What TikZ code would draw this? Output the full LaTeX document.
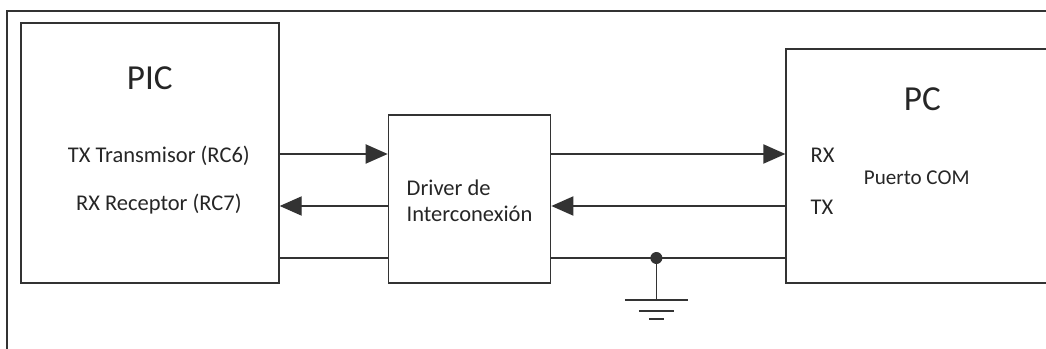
\documentclass[tikz,border=0pt]{standalone}
\usepackage{fontspec}
\setmainfont{Carlito}
\usetikzlibrary{arrows.meta, positioning}

\begin{document}
\begin{tikzpicture}[>={Triangle[length=0.55cm, width=0.48cm]}, line width=0.8pt, color=black!80]

        % Styles
        \tikzstyle{block} = [draw, line width=1.2pt, inner sep=0pt]
        \tikzstyle{bigtxt} = [text=black!85, font=\fontsize{25}{30}\selectfont]
        \tikzstyle{txt} = [text=black!85, font=\fontsize{16}{18.5}\selectfont]
        \tikzstyle{wire} = [line width=0.95pt]
        \tikzstyle{sigarrow} = [->, wire]
        \tikzstyle{dot} = [circle, fill, inner sep=0pt, minimum size=0.3cm]

        \useasboundingbox (0,0) rectangle (26.15,-8.725);

        % Frame
        \draw[line width=1.2pt] (26.15,-0.275) -- (0.175,-0.275) -- (0.175,-8.725);

        % Blocks
        \node[block, minimum width=6.45cm, minimum height=6.5cm, anchor=south west] (pic) at (0.5,-7.1) {};
        \node[block, minimum width=4.05cm, minimum height=4.2cm, anchor=south west] (drv) at ([xshift=2.7cm]pic.south east) {};
        \node[block, minimum width=6.525cm, minimum height=5.85cm, anchor=south west] (pc) at ([xshift=5.85cm]drv.south east) {};

        % PIC texts
        \node[bigtxt] (piclbl) at ([yshift=-1.4cm]pic.north) {PIC};
        \node[txt] (pictx) at ([xshift=0.225cm, yshift=-0.075cm]pic.center) {TX Transmisor (RC6)};
        \node[txt] (picrx) at ([xshift=0.225cm, yshift=-1.275cm]pic.center) {RX Receptor (RC7)};

        % Driver text
        \node[txt, align=left] (drvlbl) at ([yshift=-0.05cm]drv.center) {Driver de\\Interconexión};

        % PC texts
        \node[bigtxt] (pclbl) at ([xshift=0.14cm, yshift=1.675cm]pc.center) {PC};
        \node[txt, anchor=west] (pcrx) at ([xshift=0.5cm, yshift=0.275cm]pc.west) {RX};
        \node[txt, anchor=west] (pctx) at ([xshift=0.5cm, yshift=-1.025cm]pc.west) {TX};
        \node[txt, font=\fontsize{15}{18}\selectfont] (pccom) at ([yshift=-0.3cm]pc.center) {Puerto COM};

        % Rows of the serial lines
        \coordinate (txrow) at ([yshift=3.25cm]pic.south);
        \coordinate (rxrow) at ([yshift=1.95cm]pic.south);
        \coordinate (gndrow) at ([yshift=0.65cm]pic.south);

        % Data lines
        \draw[sigarrow] (pic.east |- txrow) -- (drv.west |- txrow);
        \draw[sigarrow] (drv.east |- txrow) -- (pc.west |- txrow);
        \draw[sigarrow] (drv.west |- rxrow) -- (pic.east |- rxrow);
        \draw[sigarrow] (pc.west |- rxrow) -- (drv.east |- rxrow);

        % Common ground
        \draw[wire] (pic.east |- gndrow) -- (drv.west |- gndrow);
        \draw[wire] (drv.east |- gndrow) -- (pc.west |- gndrow);
        \node[dot] (gdot) at ([xshift=2.625cm]drv.east |- gndrow) {};
        \coordinate (earth) at ([yshift=-1.05cm]gdot.center);
        \draw[wire] (gdot.center) -- (earth);
        \foreach \w/\d in {0.7875/0, 0.4375/0.275, 0.1875/0.475}
            \draw[wire] ([xshift=-\w cm, yshift=-\d cm]earth) -- ([xshift=\w cm, yshift=-\d cm]earth);

\end{tikzpicture}
\end{document}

EXERCISE AIM
Copy the data character for character, but drop all pictures from the copy.

CORRECT RESULT
What TikZ code would draw this? Output the full LaTeX document.
\documentclass[tikz,border=0pt]{standalone}
\usepackage{fontspec}
\setmainfont{Carlito}
\usetikzlibrary{arrows.meta, positioning}

\begin{document}
\begin{tikzpicture}[>={Triangle[length=0.55cm, width=0.48cm]}, line width=0.8pt, color=black!80]

        % Styles
        \tikzstyle{block} = [draw, line width=1.2pt, inner sep=0pt]
        \tikzstyle{bigtxt} = [text=black!85, font=\fontsize{25}{30}\selectfont]
        \tikzstyle{txt} = [text=black!85, font=\fontsize{16}{18.5}\selectfont]
        \tikzstyle{wire} = [line width=0.95pt]
        \tikzstyle{sigarrow} = [->, wire]
        \tikzstyle{dot} = [circle, fill, inner sep=0pt, minimum size=0.3cm]

        \useasboundingbox (0,0) rectangle (26.15,-8.725);

        % Frame
        \draw[line width=1.2pt] (26.15,-0.275) -- (0.175,-0.275) -- (0.175,-8.725);

        % Blocks
        \node[block, minimum width=6.45cm, minimum height=6.5cm, anchor=south west] (pic) at (0.5,-7.1) {};
        \node[block, minimum width=4.05cm, minimum height=4.2cm, anchor=south west] (drv) at ([xshift=2.7cm]pic.south east) {};
        \node[block, minimum width=6.525cm, minimum height=5.85cm, anchor=south west] (pc) at ([xshift=5.85cm]drv.south east) {};

        % PIC texts
        \node[bigtxt] (piclbl) at ([yshift=-1.4cm]pic.north) {PIC};
        \node[txt] (pictx) at ([xshift=0.225cm, yshift=-0.075cm]pic.center) {TX Transmisor (RC6)};
        \node[txt] (picrx) at ([xshift=0.225cm, yshift=-1.275cm]pic.center) {RX Receptor (RC7)};

        % Driver text
        \node[txt, align=left] (drvlbl) at ([yshift=-0.05cm]drv.center) {Driver de\\Interconexión};

        % PC texts
        \node[bigtxt] (pclbl) at ([xshift=0.14cm, yshift=1.675cm]pc.center) {PC};
        \node[txt, anchor=west] (pcrx) at ([xshift=0.5cm, yshift=0.275cm]pc.west) {RX};
        \node[txt, anchor=west] (pctx) at ([xshift=0.5cm, yshift=-1.025cm]pc.west) {TX};
        \node[txt, font=\fontsize{15}{18}\selectfont] (pccom) at ([yshift=-0.3cm]pc.center) {Puerto COM};

        % Rows of the serial lines
        \coordinate (txrow) at ([yshift=3.25cm]pic.south);
        \coordinate (rxrow) at ([yshift=1.95cm]pic.south);
        \coordinate (gndrow) at ([yshift=0.65cm]pic.south);

        % Data lines
        \draw[sigarrow] (pic.east |- txrow) -- (drv.west |- txrow);
        \draw[sigarrow] (drv.east |- txrow) -- (pc.west |- txrow);
        \draw[sigarrow] (drv.west |- rxrow) -- (pic.east |- rxrow);
        \draw[sigarrow] (pc.west |- rxrow) -- (drv.east |- rxrow);

        % Common ground
        \draw[wire] (pic.east |- gndrow) -- (drv.west |- gndrow);
        \draw[wire] (drv.east |- gndrow) -- (pc.west |- gndrow);
        \node[dot] (gdot) at ([xshift=2.625cm]drv.east |- gndrow) {};
        \coordinate (earth) at ([yshift=-1.05cm]gdot.center);
        \draw[wire] (gdot.center) -- (earth);
        \foreach \w/\d in {0.7875/0, 0.4375/0.275, 0.1875/0.475}
            \draw[wire] ([xshift=-\w cm, yshift=-\d cm]earth) -- ([xshift=\w cm, yshift=-\d cm]earth);

\end{tikzpicture}
\end{document}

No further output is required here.